Jenny Friar, 37

Director of Development and Campaign Director, St. Joseph’s Villa

Moving from Europe nine years ago, Jenny Friar had a few lessons to learn about the Richmond way.

As the new director of development for St. Joseph’s Villa, she faced a cultural learning curve. Planning to schedule a donor dinner for half past 8, her colleagues quickly corrected her, explaining that you cannot serve dinner in Richmond at 8:30.

She knows better now, she says, laughing, “But I still don’t know the rules of basketball or American football.”

Raising money, though — that’s a different story. She led the development team in raising more than $10.7 million, exceeding St. Joseph’s capital campaign goal for campus accessibility and infrastructure improvements.

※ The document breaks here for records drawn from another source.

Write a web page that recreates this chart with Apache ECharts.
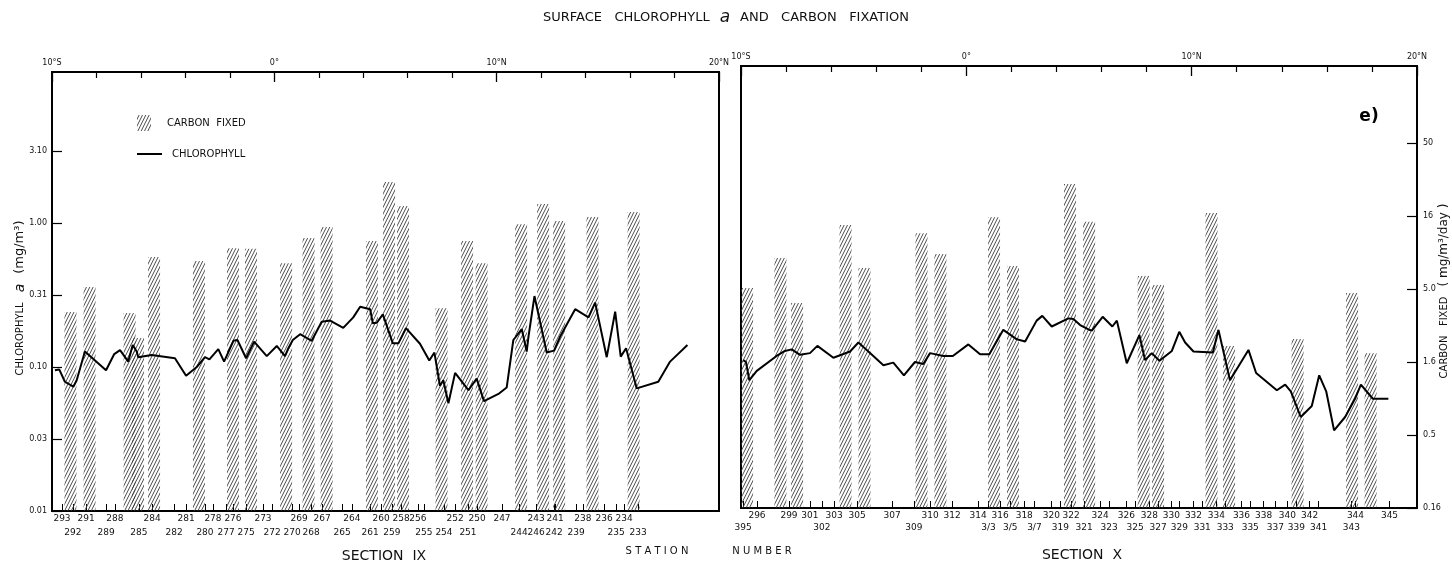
<!DOCTYPE html>
<html><head><meta charset="utf-8">
<script src="https://cdn.jsdelivr.net/npm/echarts@6/dist/echarts.min.js"></script>
<style>html,body{margin:0;padding:0;background:#fff}#c{width:1452px;height:567px}</style>
</head><body><div id="c"></div>
<script>
// ---------- tick labels ----------
const latTicks = [-10, 0, 10, 20];
const latTickLabels = ['10°S', '0°', '10°N', '20°N'];
const chlTicks = [0.01, 0.0316, 0.1, 0.316, 1, 3.16];
const chlTickLabels = ['0.01', '0.03', '0.10', '0.31', '1.00', '3.10'];
const carbonTicks = [0.16, 0.506, 1.6, 5.06, 16, 50.6];
const carbonTickLabels = ['0.16', '0.5', '1.6', '5.0', '16', '50'];

// ---------- Section IX ----------
const chlLatIX = [-9.87,-9.67,-9.42,-9.04,-8.89,-8.52,-7.57,-7.20,-6.94,-6.57,-6.49,-6.37,-6.19,-6.12,-5.52,-4.47,-3.97,-3.49,-3.12,-2.92,-2.52,-2.26,-1.84,-1.66,-1.27,-0.91,-0.34,0.11,0.48,0.63,0.83,1.16,1.68,2.13,2.51,3.10,3.55,3.86,4.31,4.43,4.61,4.88,5.33,5.58,5.92,6.55,6.97,7.20,7.45,7.60,7.83,8.13,8.73,9.10,9.43,10.08,10.45,10.75,11.13,11.35,11.43,11.70,12.25,12.58,12.85,13.53,14.13,14.43,14.95,15.33,15.58,15.82,16.30,17.27,17.80,18.58];
const chlIX = [0.095,0.096,0.079,0.073,0.081,0.128,0.095,0.123,0.131,0.109,0.107,0.142,0.128,0.117,0.121,0.115,0.087,0.100,0.117,0.113,0.133,0.109,0.152,0.154,0.115,0.150,0.119,0.140,0.119,0.135,0.154,0.169,0.152,0.206,0.210,0.187,0.221,0.262,0.252,0.201,0.203,0.232,0.146,0.146,0.186,0.145,0.111,0.126,0.074,0.081,0.056,0.091,0.069,0.083,0.058,0.065,0.072,0.154,0.183,0.128,0.162,0.311,0.126,0.130,0.162,0.252,0.221,0.280,0.117,0.242,0.118,0.135,0.071,0.079,0.109,0.142];
const carbonLatIX = [-9.17,-8.31,-6.51,-6.13,-5.41,-3.39,-1.86,-1.05,0.53,1.54,2.35,4.39,5.16,5.79,7.52,8.67,9.32,11.10,12.09,12.81,14.31,16.16];
const carbonIX = [3.86,5.75,3.8,2.54,9.3,8.7,10.7,10.6,8.4,12.6,15.0,12.0,30.8,21.0,4.1,12.0,8.4,15.7,21.7,16.5,17.6,19.1];
const stationsIXrow1 = ['293','291','288','284','281','278','276','273','269','267','264','260','258','256','252','250','247','243','241','238','236','234'];
const stationLatIXrow1 = [-9.55,-8.47,-7.17,-5.50,-3.97,-2.76,-1.86,-0.51,1.11,2.15,3.49,4.80,5.70,6.46,8.13,9.12,10.24,11.77,12.63,13.88,14.83,15.73];
const stationsIXrow2 = ['292','289','285','282','280','277','275','272','270','268','265','261','259','255','254','251','244','246','242','239','235','233'];
const stationLatIXrow2 = [-9.06,-7.57,-6.09,-4.51,-3.12,-2.17,-1.27,-0.10,0.80,1.65,3.05,4.31,5.29,6.73,7.63,8.71,11.01,11.77,12.58,13.57,15.37,16.36];

// ---------- Section X ----------
const chlLatX = [-9.90,-9.78,-9.63,-9.30,-8.42,-8.05,-7.75,-7.38,-6.94,-6.61,-5.90,-5.16,-4.79,-4.42,-3.68,-3.24,-2.77,-2.28,-1.91,-1.61,-1.02,-0.60,0.09,0.61,1.02,1.64,2.24,2.61,3.12,3.37,3.79,4.53,4.75,5.05,5.42,5.57,6.05,6.48,6.68,7.12,7.68,7.93,8.23,8.57,9.12,9.45,9.71,10.08,10.94,11.19,11.70,12.52,12.86,13.78,14.15,14.40,14.84,15.33,15.66,15.97,16.32,16.81,17.25,17.51,18.04,18.73];
const chlX = [0.103,0.100,0.075,0.087,0.110,0.119,0.122,0.112,0.115,0.129,0.107,0.118,0.136,0.121,0.095,0.099,0.081,0.100,0.097,0.115,0.110,0.110,0.132,0.113,0.113,0.166,0.143,0.138,0.192,0.207,0.175,0.199,0.197,0.179,0.167,0.164,0.204,0.175,0.192,0.098,0.153,0.103,0.115,0.102,0.119,0.161,0.136,0.118,0.116,0.166,0.075,0.121,0.084,0.064,0.070,0.063,0.042,0.050,0.081,0.063,0.034,0.042,0.056,0.070,0.056,0.056];
const carbonLatX = [-9.73,-8.25,-7.51,-5.36,-4.52,-1.99,-1.15,1.23,2.07,4.60,5.45,7.87,8.51,10.88,11.66,14.70,17.12,17.94];
const carbonX = [5.14,8.26,4.06,13.9,7.05,12.2,8.79,15.7,7.27,26.5,14.6,6.21,5.39,16.8,2.06,2.30,4.75,1.84];
const stationsXrow1 = ['296','299','301','303','305','307','310','312','314','316','318','320','322','324','326','328','330','332','334','336','338','340','342','344','345'];
const stationLatXrow1 = [-9.29,-7.87,-6.94,-5.87,-4.85,-3.29,-1.61,-0.63,0.52,1.50,2.57,3.77,4.65,5.94,7.10,8.12,9.10,10.08,11.10,12.21,13.19,14.25,15.23,17.27,18.78];
const stationsXrow2 = ['395','302','309','3/3','3/5','3/7','319','321','323','325','327','329','331','333','335','337','339','341','343'];
const stationLatXrow2 = [-9.91,-6.41,-2.33,0.98,1.95,3.02,4.17,5.23,6.34,7.49,8.51,9.45,10.47,11.49,12.60,13.71,14.65,15.63,17.09];

// ---------- helpers ----------
const zip = (a, b) => a.map((v, i) => [v, b[i]]);
function nearest(v, vals, labels, log) {
  let bi = 0, bd = Infinity;
  vals.forEach((t, i) => { const d = Math.abs(log ? Math.log(v / t) : v - t); if (d < bd) { bd = d; bi = i; } });
  return labels[bi];
}
function hatchCanvas() {
  const W = 10, H = 20;
  const c = document.createElement('canvas'); c.width = W; c.height = H;
  const g = c.getContext('2d'); g.strokeStyle = '#3a3a3a'; g.lineWidth = 0.9;
  g.beginPath();
  for (let k = -3; k <= 3; k++) { const dx = k * W / 3; g.moveTo(dx, H); g.lineTo(dx + W, 0); }
  g.stroke();
  return c;
}
const hatch = { image: hatchCanvas(), repeat: 'repeat' };
const FONT = 'DejaVu Sans';
const C0 = 0.16; // carbon axis minimum

const chlMaxIX = Math.pow(10, 439 / 144 - 2);
const chlMaxX = Math.pow(10, 442 / 146 - 2);
const AXLINE = { show: true, onZero: false, lineStyle: { color: '#000', width: 2 } };

function topAxis(g) {
  return {
    gridIndex: g, type: 'value', position: 'top', min: -10, max: 20, interval: 10,
    axisLine: AXLINE,
    axisTick: { inside: true, length: 10, lineStyle: { color: '#000', width: 1.3 } },
    minorTick: { show: true, splitNumber: 5, length: 6, lineStyle: { color: '#000', width: 1.2 } },
    axisLabel: { fontSize: 8, fontFamily: FONT, color: '#111', margin: 5,
      formatter: v => nearest(v, latTicks, latTickLabels, false) },
    splitLine: { show: false }, minorSplitLine: { show: false }
  };
}
function bottomAxis(g, allLats, rowLats, rowNames, margin, showLine) {
  return {
    gridIndex: g, type: 'value', position: 'bottom', min: -10, max: 20,
    axisLine: { show: showLine, onZero: false, lineStyle: { color: '#000', width: 2 } },
    axisTick: { show: showLine, customValues: allLats, inside: true, length: 7, lineStyle: { color: '#000', width: 1 } },
    axisLabel: { customValues: rowLats, hideOverlap: false, fontSize: 9, fontFamily: FONT, color: '#111', margin: margin,
      formatter: v => nearest(v, rowLats, rowNames, false) },
    splitLine: { show: false }
  };
}
function barSeries(xi, yi, lats, vals) {
  return {
    type: 'custom', xAxisIndex: xi, yAxisIndex: yi, data: zip(lats, vals), z: 2,
    renderItem: (params, api) => {
      const top = api.coord([api.value(0), api.value(1)]);
      const bot = api.coord([api.value(0), C0]);
      const cs = params.coordSys;
      let x0 = Math.max(top[0] - 6, cs.x), x1 = Math.min(top[0] + 6, cs.x + cs.width);
      return { type: 'rect', shape: { x: x0, y: top[1], width: x1 - x0, height: bot[1] - top[1] },
        style: { fill: hatch } };
    }
  };
}
function lineSeries(xi, yi, lats, vals) {
  return { type: 'line', xAxisIndex: xi, yAxisIndex: yi, data: zip(lats, vals), z: 5,
    showSymbol: false, symbol: 'none', lineStyle: { color: '#000', width: 2 }, itemStyle: { color: '#000' } };
}

const option = {
  animation: false,
  backgroundColor: '#fff',
  grid: [
    { left: 52, right: 1452 - 719, top: 72, bottom: 567 - 511, show: true, borderColor: '#000', borderWidth: 2 },
    { left: 741, right: 1452 - 1417, top: 66, bottom: 567 - 508, show: true, borderColor: '#000', borderWidth: 2 }
  ],
  xAxis: [
    topAxis(0),
    bottomAxis(0, stationLatIXrow1.concat(stationLatIXrow2), stationLatIXrow1, stationsIXrow1, 3, true),
    bottomAxis(0, [], stationLatIXrow2, stationsIXrow2, 17, false),
    topAxis(1),
    bottomAxis(1, stationLatXrow1.concat(stationLatXrow2), stationLatXrow1, stationsXrow1, 3, true),
    bottomAxis(1, [], stationLatXrow2, stationsXrow2, 15, false)
  ],
  yAxis: [
    { gridIndex: 0, type: 'log', logBase: 10, min: 0.01, max: chlMaxIX, position: 'left',
      axisLine: AXLINE,
      axisTick: { show: true, customValues: chlTicks, inside: true, length: 10, lineStyle: { color: '#000', width: 1.2 } },
      axisLabel: { customValues: chlTicks, fontSize: 8, fontFamily: FONT, color: '#111', margin: 5,
        formatter: v => nearest(v, chlTicks, chlTickLabels, true) },
      splitLine: { show: false } },
    { gridIndex: 0, type: 'log', logBase: 10, min: C0, max: 16 * chlMaxIX, position: 'right',
      axisLine: AXLINE,
      axisTick: { show: false }, axisLabel: { show: false }, splitLine: { show: false } },
    { gridIndex: 1, type: 'log', logBase: 10, min: 0.01, max: chlMaxX, position: 'left',
      axisLine: AXLINE,
      axisTick: { show: false }, axisLabel: { show: false }, splitLine: { show: false } },
    { gridIndex: 1, type: 'log', logBase: 10, min: C0, max: 16 * chlMaxX, position: 'right',
      axisLine: AXLINE,
      axisTick: { show: true, customValues: carbonTicks, inside: true, length: 10, lineStyle: { color: '#000', width: 1.2 } },
      axisLabel: { customValues: carbonTicks, fontSize: 8, fontFamily: FONT, color: '#111', margin: 6,
        formatter: v => nearest(v, carbonTicks, carbonTickLabels, true) },
      splitLine: { show: false } }
  ],
  series: [
    barSeries(0, 1, carbonLatIX, carbonIX),
    lineSeries(0, 0, chlLatIX, chlIX),
    barSeries(3, 3, carbonLatX, carbonX),
    lineSeries(3, 2, chlLatX, chlX)
  ],
  graphic: [
    { type: 'text', left: 'center', top: 9, style: {
      text: '{n|SURFACE   CHLOROPHYLL}   {i|a}   {n|AND   CARBON   FIXATION}',
      rich: { n: { fontSize: 13, fontFamily: FONT, fill: '#111' }, i: { fontSize: 17, fontStyle: 'italic', fontFamily: FONT, fill: '#111' } } } },
    { type: 'rect', shape: { x: 137, y: 115, width: 14, height: 16 }, style: { fill: hatch } },
    { type: 'text', x: 167, y: 123, style: { text: 'CARBON  FIXED', fontSize: 10, fontFamily: FONT, fill: '#111', verticalAlign: 'middle' } },
    { type: 'line', shape: { x1: 137, y1: 154, x2: 162, y2: 154 }, style: { stroke: '#000', lineWidth: 2 } },
    { type: 'text', x: 172, y: 154, style: { text: 'CHLOROPHYLL', fontSize: 10, fontFamily: FONT, fill: '#111', verticalAlign: 'middle' } },
    { type: 'text', x: 1369, y: 117, style: { text: 'e)', fontSize: 17, fontWeight: 'bold', fontFamily: FONT, fill: '#000', align: 'center', verticalAlign: 'middle' } },
    { type: 'text', x: 20, y: 298, rotation: Math.PI / 2, style: {
      text: '{n|CHLOROPHYLL}   {i|a}   {p|(mg/m³)}', align: 'center', verticalAlign: 'middle',
      rich: { n: { fontSize: 10, fontFamily: FONT, fill: '#111' }, i: { fontSize: 14, fontStyle: 'italic', fontFamily: FONT, fill: '#111' }, p: { fontSize: 13, fontFamily: FONT, fill: '#111' } } } },
    { type: 'text', x: 1444, y: 291, rotation: Math.PI / 2, style: {
      text: '{n|CARBON   FIXED}   {p|( mg/m³/day )}', align: 'center', verticalAlign: 'middle',
      rich: { n: { fontSize: 10, fontFamily: FONT, fill: '#111' }, p: { fontSize: 12, fontFamily: FONT, fill: '#111' } } } },
    { type: 'text', x: 384, y: 556, style: { text: 'SECTION  IX', fontSize: 14, fontFamily: FONT, fill: '#111', align: 'center', verticalAlign: 'middle' } },
    { type: 'text', x: 657, y: 551, style: { text: 'S T A T I O N', fontSize: 10, fontFamily: FONT, fill: '#111', align: 'center', verticalAlign: 'middle' } },
    { type: 'text', x: 762, y: 551, style: { text: 'N U M B E R', fontSize: 10, fontFamily: FONT, fill: '#111', align: 'center', verticalAlign: 'middle' } },
    { type: 'text', x: 1082, y: 555, style: { text: 'SECTION  X', fontSize: 14, fontFamily: FONT, fill: '#111', align: 'center', verticalAlign: 'middle' } }
  ]
};
const chart = echarts.init(document.getElementById('c'), null, { renderer: 'canvas' });
chart.setOption(option);
</script></body></html>
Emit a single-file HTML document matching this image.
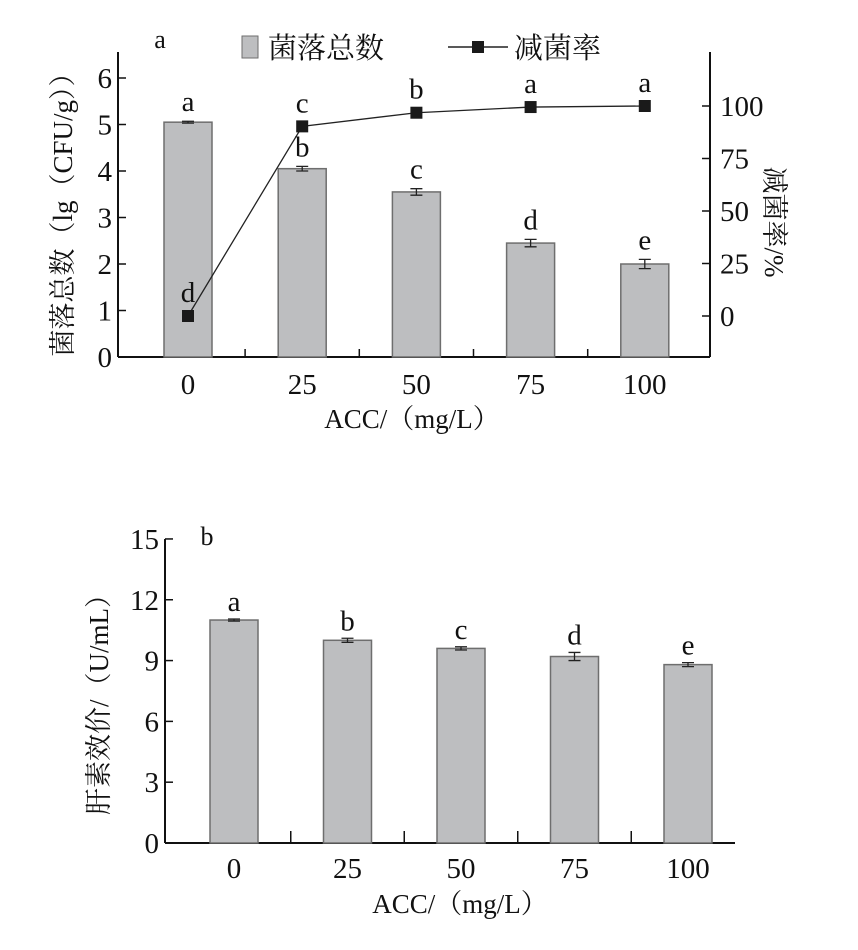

She’s aware that many people see fundraising as an unseemly occupation, she says, but she begs to differ: “If you’re good at it, it’s a way to be a powerful agent of change for things you believe in. There’s a sense these days that if you stay in the same job too long, you become unmarketable, but you have to stay in one place to see the arc of change.”

Citing educational and therapeutic research on the value of nature-based education, Friar decided four years ago that she wanted to create a garden there on a 7,500-square-foot dirt patch. A supportive boss told her that if she wanted it, she should create a plan and make it so. Despite the project falling outside of her regular duties, she began writing grant proposals and plans for planting and staffing.

“Now 250 children use it a week and it helps with speech therapy, ADD and ADHD and serves as a training kitchen for our farm-to-table program,” she says. “We’re in our fourth growing season and the response from students, parents and staff has been tremendous.”

As it turns out, the flourishing garden also helps make the institution’s mission visible when she promotes it to potential contributors.

“You can’t take donors to an apartment where you helped place a homeless person,” she says, “but the garden is a display of what we’re doing. The garden helps make it real to people.”

Embracing her Oregon Hill neighborhood and Richmond in general, Friar also helped register voters in some of Richmond’s public housing projects and recently took her love of cycling up a notch by helping with a community bike shop.